The celebrated Australian trait of mateship is very much on display in the third season of Channel 10’s The Bachelorette.
But this is not always to the benefit of the protoganist, Bachelorette Sophie Monk.
This emphasis on male bonds can be seen in the parting words of two bachelors. Professional polo player Bingham Fitz-Henry’s concern about leaving the show had little to do with missing out on time with Monk.
“I’m enjoying my time hanging out with the boys and the experience I’m having is second to none and if it was to end now I’d be devastated,” he said.
Another departing bachelor, restaurant manager Harry Farran, also spoke gushingly of his new-found male companions.
“These group of guys have become my friends over the last few weeks and I honestly believe that you will fall in love ’cause I have,” he said.

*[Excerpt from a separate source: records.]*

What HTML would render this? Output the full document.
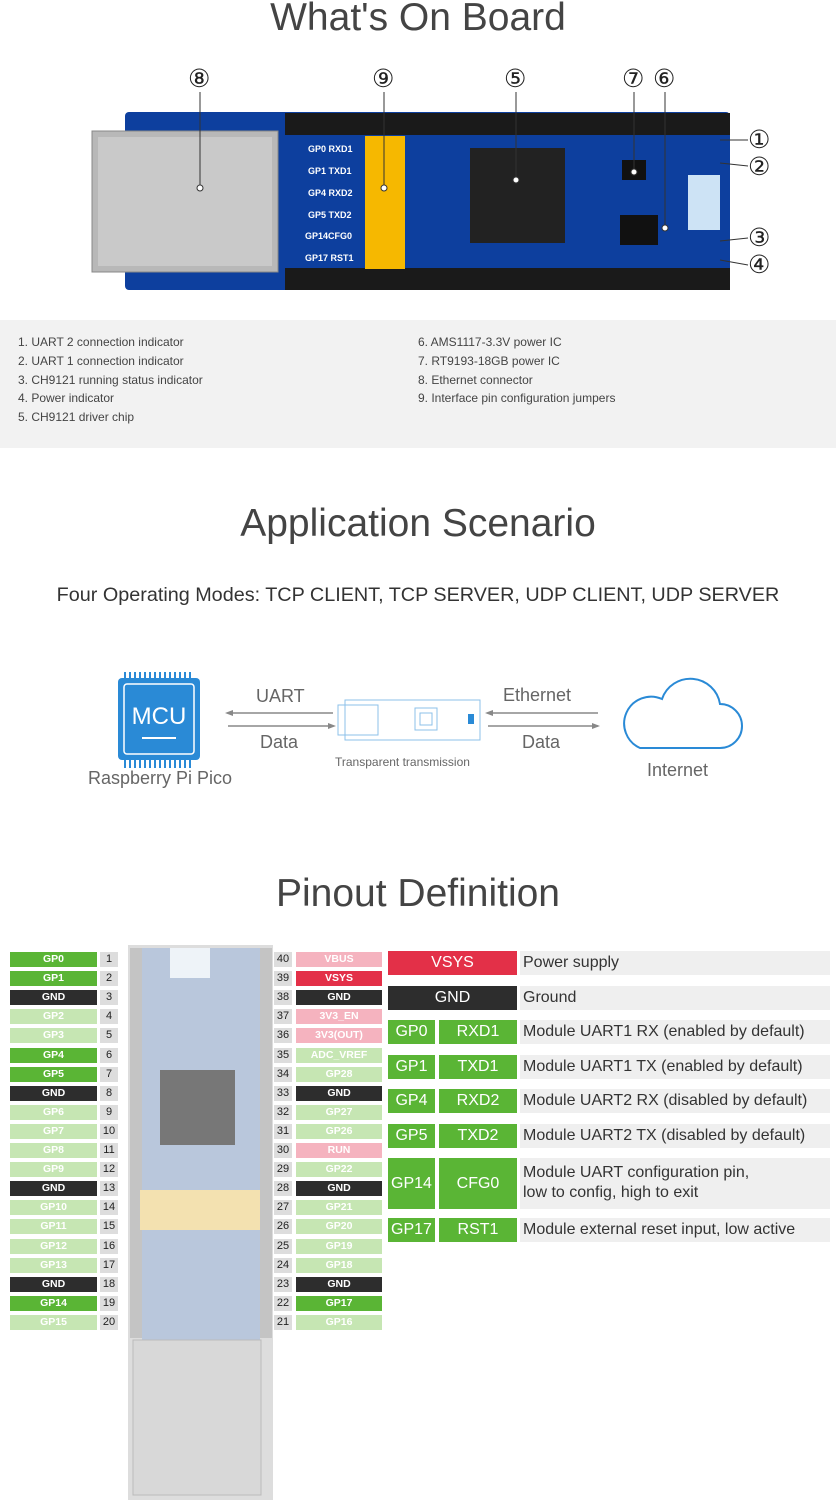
<!DOCTYPE html><html><head><meta charset="utf-8"><style>
body{margin:0;width:836px;height:1500px;position:relative;background:#fff;font-family:"Liberation Sans",sans-serif;overflow:hidden}
.a{position:absolute}
.t{position:absolute;left:0;width:836px;text-align:center;color:#444;font-size:39px}
.c{position:absolute;font-size:25px;color:#222;line-height:1}
.gl{position:absolute;font-size:12px;color:#444}
.p{position:absolute;height:15px;font-size:10.5px;font-weight:bold;color:#fff;text-align:center;line-height:15px}
.n{position:absolute;height:15px;width:18px;background:#ddd;font-size:11px;color:#222;text-align:center;line-height:15px}
.B{background:#5ab535}.L{background:#c6e6b3}.K{background:#2d2d2d}.P{background:#f5b3bf}.R{background:#e33048}
.r{position:absolute;color:#fff;font-size:16px;text-align:center}
.d{position:absolute;left:520px;width:310px;background:#efefef;font-size:16px;color:#333;padding-left:3px;box-sizing:border-box}
</style></head><body>
<div class="t" style="top:-4px">What's On Board</div>
<div class="c" style="left:188px;top:67px">⑧</div>
<div class="c" style="left:372px;top:67px">⑨</div>
<div class="c" style="left:504px;top:67px">⑤</div>
<div class="c" style="left:622px;top:67px">⑦</div>
<div class="c" style="left:653px;top:67px">⑥</div>
<div class="c" style="left:748px;top:128px">①</div>
<div class="c" style="left:748px;top:155px">②</div>
<div class="c" style="left:748px;top:226px">③</div>
<div class="c" style="left:748px;top:253px">④</div>
<svg class="a" style="left:0;top:0" width="836" height="300">
<rect x="125" y="112" width="605" height="178" rx="4" fill="#0d3f9e"/>
<rect x="285" y="113" width="445" height="22" fill="#1a1a1a"/>
<rect x="285" y="268" width="445" height="22" fill="#1a1a1a"/>
<rect x="92" y="131" width="186" height="141" fill="#b8b8b8" stroke="#888"/>
<rect x="98" y="137" width="174" height="129" fill="#c9c9c9"/>
<rect x="365" y="136" width="40" height="133" fill="#f6b800"/>
<rect x="470" y="148" width="95" height="95" fill="#222"/>
<rect x="620" y="215" width="38" height="30" fill="#111"/>
<rect x="622" y="160" width="24" height="20" fill="#111"/>
<rect x="688" y="175" width="32" height="55" fill="#cde3f5"/>
<text x="308" y="152" fill="#fff" font-size="9" font-weight="bold">GP0 RXD1</text>
<text x="308" y="174" fill="#fff" font-size="9" font-weight="bold">GP1 TXD1</text>
<text x="308" y="196" fill="#fff" font-size="9" font-weight="bold">GP4 RXD2</text>
<text x="308" y="218" fill="#fff" font-size="9" font-weight="bold">GP5 TXD2</text>
<text x="305" y="239" fill="#fff" font-size="9" font-weight="bold">GP14CFG0</text>
<text x="305" y="261" fill="#fff" font-size="9" font-weight="bold">GP17 RST1</text>
<g stroke="#333" fill="none"><line x1="200" y1="92" x2="200" y2="188"/><line x1="384" y1="92" x2="384" y2="188"/><line x1="516" y1="92" x2="516" y2="180"/><line x1="634" y1="92" x2="634" y2="172"/><line x1="665" y1="92" x2="665" y2="228"/>
<line x1="720" y1="140" x2="748" y2="140"/><line x1="720" y1="163" x2="748" y2="166"/><line x1="720" y1="241" x2="748" y2="238"/><line x1="720" y1="260" x2="748" y2="265"/></g>
<g fill="#fff" stroke="#333"><circle cx="200" cy="188" r="3"/><circle cx="384" cy="188" r="3"/><circle cx="516" cy="180" r="3"/><circle cx="634" cy="172" r="3"/><circle cx="665" cy="228" r="3"/></g>
</svg>
<div class="a" style="left:0;top:320px;width:836px;height:128px;background:#f2f2f2"></div>
<div class="gl" style="left:18px;top:333px;line-height:18.8px">1. UART 2 connection indicator<br>2. UART 1 connection indicator<br>3. CH9121 running status indicator<br>4. Power indicator<br>5. CH9121 driver chip</div>
<div class="gl" style="left:418px;top:333px;line-height:18.8px">6. AMS1117-3.3V power IC<br>7. RT9193-18GB power IC<br>8. Ethernet connector<br>9. Interface pin configuration jumpers</div>
<div class="t" style="top:502px">Application Scenario</div>
<div class="a" style="left:0;width:836px;top:584px;text-align:center;font-size:19.8px;color:#333">Four Operating Modes: TCP CLIENT, TCP SERVER, UDP CLIENT, UDP SERVER</div>
<svg class="a" style="left:0;top:660px" width="836" height="140">
<g stroke="#2a8ad6" stroke-width="2">
<path d="M125 20v-8M130 20v-8M135 20v-8M140 20v-8M145 20v-8M150 20v-8M155 20v-8M160 20v-8M165 20v-8M170 20v-8M175 20v-8M180 20v-8M185 20v-8M190 20v-8
M125 108v-8M130 108v-8M135 108v-8M140 108v-8M145 108v-8M150 108v-8M155 108v-8M160 108v-8M165 108v-8M170 108v-8M175 108v-8M180 108v-8M185 108v-8M190 108v-8"/>
</g>
<rect x="118" y="18" width="82" height="82" rx="4" fill="#2a8ad6"/>
<rect x="124" y="24" width="70" height="70" rx="3" fill="none" stroke="#fff" stroke-width="1.5"/>
<text x="159" y="64" fill="#fff" font-size="24" text-anchor="middle">MCU</text>
<line x1="142" y1="78" x2="176" y2="78" stroke="#fff" stroke-width="2"/>
<g stroke="#888" stroke-width="1.5" fill="#888"><line x1="228" y1="53" x2="333" y2="53"/><line x1="228" y1="66" x2="333" y2="66"/><line x1="488" y1="53" x2="598" y2="53"/><line x1="488" y1="66" x2="598" y2="66"/></g>
<g fill="#888"><path d="M225 53l8-3v6z"/><path d="M336 66l-8-3v6z"/><path d="M485 53l8-3v6z"/><path d="M600 66l-8-3v6z"/></g>
<g fill="none" stroke="#8cc1ea"><rect x="345" y="40" width="135" height="40"/><rect x="338" y="45" width="40" height="30"/><rect x="415" y="48" width="22" height="22"/><rect x="420" y="53" width="12" height="12"/></g>
<rect x="468" y="54" width="6" height="10" fill="#2a8ad6"/>
<path d="M640 88 h80 a22 22 0 0 0 0-44 a30 30 0 0 0-58-5 a22 22 0 0 0-22 49z" fill="none" stroke="#2a8ad6" stroke-width="2"/>
</svg>
<div class="a" style="left:256px;top:686px;font-size:18px;color:#666">UART</div>
<div class="a" style="left:260px;top:732px;font-size:18px;color:#666">Data</div>
<div class="a" style="left:503px;top:685px;font-size:18px;color:#666">Ethernet</div>
<div class="a" style="left:522px;top:732px;font-size:18px;color:#666">Data</div>
<div class="a" style="left:88px;top:768px;font-size:18px;color:#666">Raspberry Pi Pico</div>
<div class="a" style="left:335px;top:755px;font-size:12px;color:#666">Transparent transmission</div>
<div class="a" style="left:647px;top:760px;font-size:18px;color:#666">Internet</div>
<div class="t" style="top:872px">Pinout Definition</div>
<svg class="a" style="left:0;top:940px" width="836" height="560">
<rect x="128" y="5" width="145" height="555" fill="#ddd"/>
<rect x="142" y="8" width="118" height="500" fill="#b9c7dc"/>
<rect x="130" y="8" width="12" height="390" fill="#c4c4c4"/>
<rect x="260" y="8" width="12" height="390" fill="#c4c4c4"/>
<rect x="170" y="8" width="40" height="30" fill="#eef3f8"/>
<rect x="160" y="130" width="75" height="75" fill="#777"/>
<rect x="140" y="250" width="120" height="40" fill="#f3e1b0"/>
<rect x="133" y="400" width="128" height="155" fill="#d8d8d8" stroke="#bbb"/>
</svg>
<div id="L"></div>
<script>
var L=[["GP0","B"],["GP1","B"],["GND","K"],["GP2","L"],["GP3","L"],["GP4","B"],["GP5","B"],["GND","K"],["GP6","L"],["GP7","L"],["GP8","L"],["GP9","L"],["GND","K"],["GP10","L"],["GP11","L"],["GP12","L"],["GP13","L"],["GND","K"],["GP14","B"],["GP15","L"]];
var R=[["VBUS","P"],["VSYS","R"],["GND","K"],["3V3_EN","P"],["3V3(OUT)","P"],["ADC_VREF","L"],["GP28","L"],["GND","K"],["GP27","L"],["GP26","L"],["RUN","P"],["GP22","L"],["GND","K"],["GP21","L"],["GP20","L"],["GP19","L"],["GP18","L"],["GND","K"],["GP17","B"],["GP16","L"]];
var h="";for(var i=0;i<20;i++){var y=952+i*19.1;
h+='<div class="p '+L[i][1]+'" style="left:10px;width:87px;top:'+y+'px">'+L[i][0]+'</div><div class="n" style="left:100px;top:'+y+'px">'+(i+1)+'</div>';
h+='<div class="n" style="left:274px;top:'+y+'px">'+(40-i)+'</div><div class="p '+R[i][1]+'" style="left:296px;width:86px;top:'+y+'px">'+R[i][0]+'</div>';}
document.getElementById("L").innerHTML=h;
</script>
<div class="r R" style="left:388px;width:129px;top:951px;height:24px;line-height:24px">VSYS</div><div class="d" style="top:951px;height:24px;line-height:24px">Power supply</div>
<div class="r K" style="left:388px;width:129px;top:986px;height:24px;line-height:24px">GND</div><div class="d" style="top:986px;height:24px;line-height:24px">Ground</div>
<div class="r B" style="left:388px;width:47px;top:1020px;height:24px;line-height:24px">GP0</div><div class="r B" style="left:439px;width:78px;top:1020px;height:24px;line-height:24px">RXD1</div><div class="d" style="top:1020px;height:24px;line-height:24px">Module UART1 RX (enabled by default)</div>
<div class="r B" style="left:388px;width:47px;top:1055px;height:24px;line-height:24px">GP1</div><div class="r B" style="left:439px;width:78px;top:1055px;height:24px;line-height:24px">TXD1</div><div class="d" style="top:1055px;height:24px;line-height:24px">Module UART1 TX (enabled by default)</div>
<div class="r B" style="left:388px;width:47px;top:1089px;height:24px;line-height:24px">GP4</div><div class="r B" style="left:439px;width:78px;top:1089px;height:24px;line-height:24px">RXD2</div><div class="d" style="top:1089px;height:24px;line-height:24px">Module UART2 RX (disabled by default)</div>
<div class="r B" style="left:388px;width:47px;top:1124px;height:24px;line-height:24px">GP5</div><div class="r B" style="left:439px;width:78px;top:1124px;height:24px;line-height:24px">TXD2</div><div class="d" style="top:1124px;height:24px;line-height:24px">Module UART2 TX (disabled by default)</div>
<div class="r B" style="left:388px;width:47px;top:1158px;height:51px;line-height:51px">GP14</div><div class="r B" style="left:439px;width:78px;top:1158px;height:51px;line-height:51px">CFG0</div><div class="d" style="top:1158px;height:51px;line-height:20px;padding-top:5px">Module UART configuration pin,<br>low to config, high to exit</div>
<div class="r B" style="left:388px;width:47px;top:1218px;height:24px;line-height:24px">GP17</div><div class="r B" style="left:439px;width:78px;top:1218px;height:24px;line-height:24px">RST1</div><div class="d" style="top:1218px;height:24px;line-height:24px">Module external reset input, low active</div>
</body></html>
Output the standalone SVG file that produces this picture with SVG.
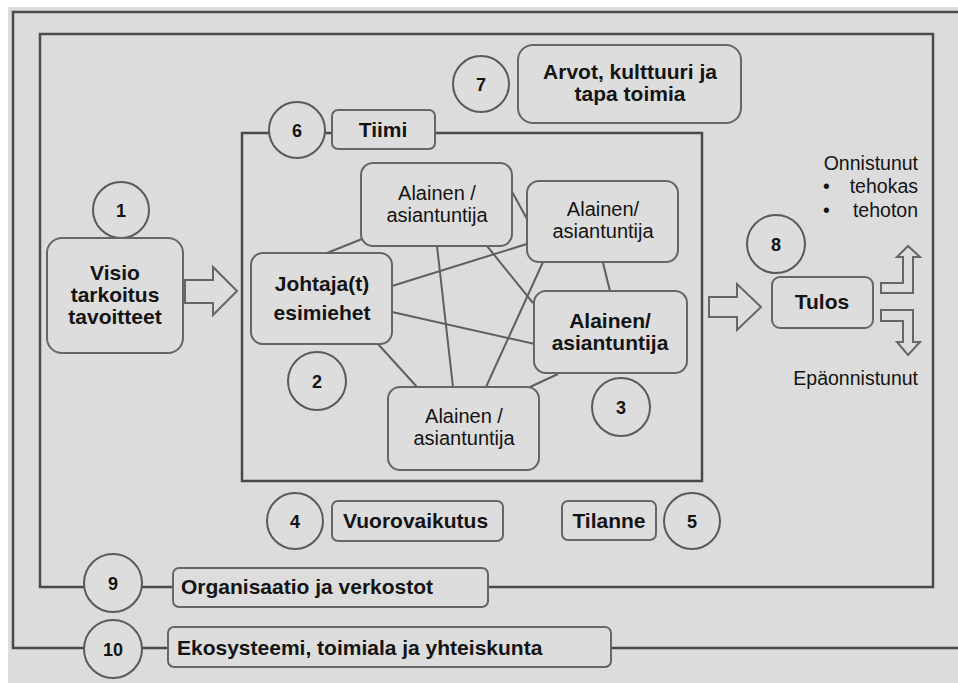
<svg xmlns="http://www.w3.org/2000/svg" width="958" height="683" viewBox="0 0 958 683">
<style>
.bg{fill:#dcdcdc}
.box{fill:#dddddd;stroke:#666;stroke-width:2}
.circ{fill:#dddddd;stroke:#5a5a5a;stroke-width:2}
.frame{fill:none;stroke:#4a4a4a;stroke-width:2.5}
.link{fill:none;stroke:#5f5f5f;stroke-width:2}
.barrow{fill:#dddddd;stroke:#666;stroke-width:2;stroke-linejoin:miter}
text{font-family:"Liberation Sans",Arial,sans-serif;fill:#141414}
.b{font-weight:bold;font-size:21px}
.r{font-size:20px}
.s{font-size:19.5px}
.n{font-weight:bold;font-size:18px;text-anchor:middle}
.c{text-anchor:middle}
.e{text-anchor:end}
</style>
<rect width="958" height="683" fill="#ffffff"/>
<rect class="bg" x="8" y="7" width="950" height="676"/>

<g id="connectors">
  <path class="frame" d="M84 648 H13 V12 H958"/>
  <path class="frame" d="M142 648 H168"/>
  <path class="frame" d="M611 648 H958"/>
  <path class="frame" d="M84 587 H40 V34 H933 V587 H488"/>
  <path class="frame" d="M142 587 H173"/>
  <path class="frame" d="M270 133 H242 V481 H702 V133 H435"/>
  <path class="frame" d="M325 133 H332"/>
  <line class="link" x1="327" y1="253" x2="362" y2="239"/>
  <line class="link" x1="510" y1="188" x2="527" y2="219"/>
  <line class="link" x1="392" y1="286" x2="530" y2="243"/>
  <line class="link" x1="392" y1="312" x2="535" y2="344"/>
  <line class="link" x1="378" y1="344" x2="417" y2="387"/>
  <line class="link" x1="437" y1="246" x2="453" y2="387"/>
  <line class="link" x1="487" y1="246" x2="533" y2="303"/>
  <line class="link" x1="543" y1="262" x2="486" y2="387"/>
  <line class="link" x1="603" y1="263" x2="610" y2="291"/>
  <line class="link" x1="558" y1="374" x2="530" y2="387"/>
  <polygon class="barrow" points="185,280 213,280 213,267 237,291 213,315 213,303 185,303"/>
  <polygon class="barrow" points="709,297 737,297 737,284 761,307 737,330 737,317 709,317"/>
  <polygon class="barrow" points="881,283 903,283 903,257 897,257 908,246 920,257 913,257 913,293 881,293"/>
  <polygon class="barrow" points="881,310 913,310 913,342 920,342 908,355 897,342 903,342 903,321 881,321"/>
</g>

<g id="n1">
  <circle class="circ" cx="121" cy="210" r="28"/>
  <text class="n" x="121" y="217">1</text>
</g>
<g id="visio">
  <rect class="box" x="47" y="238" width="136" height="115" rx="15"/>
  <text class="b c" x="115" y="280">Visio</text>
  <text class="b c" x="115" y="302">tarkoitus</text>
  <text class="b c" x="115" y="324">tavoitteet</text>
</g>

<g id="n6">
  <circle class="circ" cx="297" cy="130" r="28"/>
  <text class="n" x="297" y="137">6</text>
</g>
<g id="tiimi">
  <rect class="box" x="332" y="110" width="103" height="39" rx="6"/>
  <text class="b c" x="383" y="137">Tiimi</text>
</g>

<g id="n7">
  <circle class="circ" cx="481" cy="84" r="28"/>
  <text class="n" x="481" y="91">7</text>
</g>
<g id="arvot">
  <rect class="box" x="518" y="45" width="223" height="78" rx="15"/>
  <text class="b c" x="630" y="79">Arvot, kulttuuri ja</text>
  <text class="b c" x="630" y="101">tapa toimia</text>
</g>

<g id="alainenA">
  <rect class="box" x="361" y="163" width="151" height="83" rx="12"/>
  <text class="r c" x="437" y="200">Alainen /</text>
  <text class="r c" x="437" y="222">asiantuntija</text>
</g>
<g id="alainenB">
  <rect class="box" x="527" y="181" width="151" height="81" rx="12"/>
  <text class="r c" x="603" y="216">Alainen/</text>
  <text class="r c" x="603" y="238">asiantuntija</text>
</g>
<g id="johtaja">
  <rect class="box" x="251" y="253" width="141" height="91" rx="12"/>
  <text class="b c" x="322" y="291">Johtaja(t)</text>
  <text class="b c" x="322" y="320">esimiehet</text>
</g>
<g id="alainenC">
  <rect class="box" x="534" y="291" width="153" height="82" rx="12"/>
  <text class="b c" x="610" y="328">Alainen/</text>
  <text class="b c" x="610" y="350">asiantuntija</text>
</g>
<g id="alainenD">
  <rect class="box" x="388" y="387" width="151" height="83" rx="12"/>
  <text class="r c" x="464" y="423">Alainen /</text>
  <text class="r c" x="464" y="445">asiantuntija</text>
</g>

<g id="n2">
  <circle class="circ" cx="317" cy="381" r="29"/>
  <text class="n" x="317" y="388">2</text>
</g>
<g id="n3">
  <circle class="circ" cx="621" cy="407" r="29"/>
  <text class="n" x="621" y="414">3</text>
</g>

<g id="n8">
  <circle class="circ" cx="776" cy="244" r="29"/>
  <text class="n" x="776" y="251">8</text>
</g>
<g id="tulos">
  <rect class="box" x="772" y="277" width="101" height="51" rx="8"/>
  <text class="b c" x="822" y="309">Tulos</text>
</g>
<g id="onnistunut">
  <text class="s e" x="918" y="170">Onnistunut</text>
  <text class="s" x="823" y="193">•</text>
  <text class="s e" x="918" y="193">tehokas</text>
  <text class="s" x="823" y="217">•</text>
  <text class="s e" x="918" y="217">tehoton</text>
</g>
<g id="epaonnistunut">
  <text class="s e" x="918" y="385">Epäonnistunut</text>
</g>

<g id="n4">
  <circle class="circ" cx="295" cy="521" r="28"/>
  <text class="n" x="295" y="528">4</text>
</g>
<g id="vuorovaikutus">
  <rect class="box" x="332" y="501" width="171" height="40" rx="6"/>
  <text class="b" x="343" y="528">Vuorovaikutus</text>
</g>
<g id="tilanne">
  <rect class="box" x="562" y="501" width="94" height="39" rx="6"/>
  <text class="b c" x="609" y="528">Tilanne</text>
</g>
<g id="n5">
  <circle class="circ" cx="692" cy="521" r="28"/>
  <text class="n" x="692" y="528">5</text>
</g>

<g id="n9">
  <circle class="circ" cx="113" cy="583" r="29"/>
  <text class="n" x="113" y="590">9</text>
</g>
<g id="organisaatio">
  <rect class="box" x="173" y="568" width="315" height="39" rx="6"/>
  <text class="b" x="181" y="594">Organisaatio ja verkostot</text>
</g>

<g id="n10">
  <circle class="circ" cx="113" cy="649" r="29"/>
  <text class="n" x="113" y="656">10</text>
</g>
<g id="ekosysteemi">
  <rect class="box" x="168" y="627" width="443" height="40" rx="6"/>
  <text class="b" x="177" y="655">Ekosysteemi, toimiala ja yhteiskunta</text>
</g>
</svg>
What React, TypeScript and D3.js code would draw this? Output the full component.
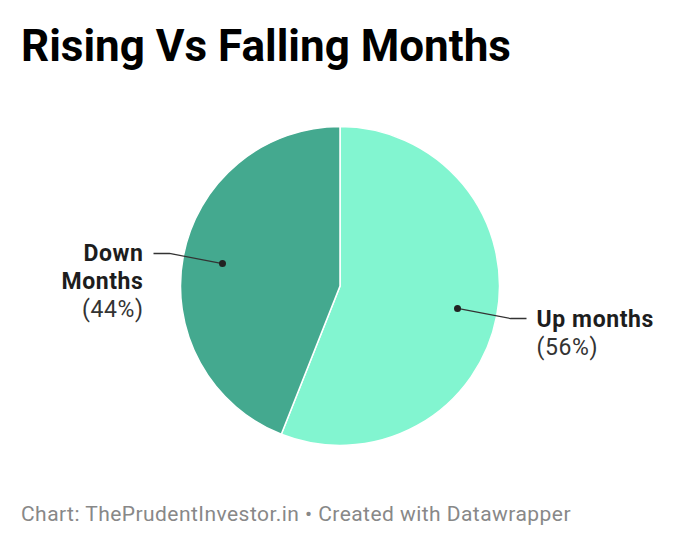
import React, { useEffect, useRef } from "react";
import * as d3 from "d3";

// slice data, clockwise from 12 o'clock
const labels = ["Up months", "Down Months"];
const labelLines = [["Up months"], ["Down", "Months"]];
const values = [56, 44];
const colors = ["#82f5d0", "#44a98f"];

const title = "Rising Vs Falling Months";
const footer = "Chart: ThePrudentInvestor.in • Created with Datawrapper";

const width = 680;
const height = 548;

const App: React.FC = () => {
  const svgRef = useRef<SVGSVGElement>(null);

  useEffect(() => {
    if (!svgRef.current) return;
    const root = d3.select(svgRef.current);
    root.selectAll("*").remove();

    const font = "Roboto, 'Noto Sans', sans-serif";
    const cx = 340;
    const cy = 286;
    const radius = 159.5;

    root
      .append("text")
      .attr("x", 21)
      .attr("y", 61)
      .attr("font-family", font)
      .attr("font-weight", 700)
      .attr("font-size", 44)
      .attr("fill", "#000")
      .text(title);

    root
      .append("text")
      .attr("x", 21)
      .attr("y", 521)
      .attr("font-family", font)
      .attr("font-size", 21)
      .attr("letter-spacing", 0.45)
      .attr("fill", "#888")
      .text(footer);

    const data = labels.map((l, i) => ({ label: l, lines: labelLines[i], value: values[i], color: colors[i] }));
    type D = (typeof data)[number];

    const pie = d3
      .pie<D>()
      .value((d) => d.value)
      .sort(null);
    const arcs = pie(data);

    const arc = d3.arc<d3.PieArcDatum<D>>().innerRadius(0).outerRadius(radius);
    const dotArc = d3
      .arc<d3.PieArcDatum<D>>()
      .innerRadius(radius * 0.75)
      .outerRadius(radius * 0.75);

    const g = root.append("g").attr("transform", `translate(${cx},${cy})`);

    g.selectAll("path")
      .data(arcs)
      .join("path")
      .attr("d", arc)
      .attr("fill", (d) => d.data.color)
      .attr("stroke", "#fff")
      .attr("stroke-width", 1.5);

    arcs.forEach((d) => {
      const [dx, dy] = dotArc.centroid(d);
      const side = dx >= 0 ? 1 : -1;
      const ex = side * (radius + 11);
      const ey = (dy / dx) * ex;
      const hx = ex + side * 16;

      g.append("polyline")
        .attr("points", [[dx, dy], [ex, ey], [hx, ey]].map((p) => p.join(",")).join(" "))
        .attr("fill", "none")
        .attr("stroke", "#333")
        .attr("stroke-width", 1.3);

      g.append("circle").attr("cx", dx).attr("cy", dy).attr("r", 3.5).attr("fill", "#222");

      const t = g
        .append("text")
        .attr("x", hx + side * 10)
        .attr("y", ey + 8)
        .attr("text-anchor", side > 0 ? "start" : "end")
        .attr("font-family", font)
        .attr("font-size", 23)
        .attr("letter-spacing", 0.6)
        .attr("fill", "#1d1d1d");

      d.data.lines.forEach((line, i) => {
        t.append("tspan")
          .attr("x", hx + side * 10)
          .attr("dy", i === 0 ? 0 : 27.5)
          .attr("font-weight", 700)
          .text(line);
      });
      t.append("tspan")
        .attr("x", hx + side * 10)
        .attr("dy", 28)
        .attr("font-weight", 400)
        .attr("fill", "#333")
        .text(`(${d.data.value}%)`);
    });
  }, []);

  return (
    <svg
      ref={svgRef}
      width={width}
      height={height}
      style={{ position: "absolute", left: 0, top: 0, background: "#fff" }}
    />
  );
};

export default App;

While it is gratifying that male friendship is alive and well, such examples of 'bromance' sit awkwardly alongside the show's defining narrative of heterosexual romance. Conceived originally as a bond between men, mateship's traditional exclusion of women potentially undermines their desire and identity.
A glimpse of this was seen in the relationship between Bachelorette contestants Sam Cochrane, a voice over artist, and Blake Colman, an entrepreneur, whose mutual affection led to each pledging support for the other in winning the game. The glaring question of Monk's desire was irrelevant.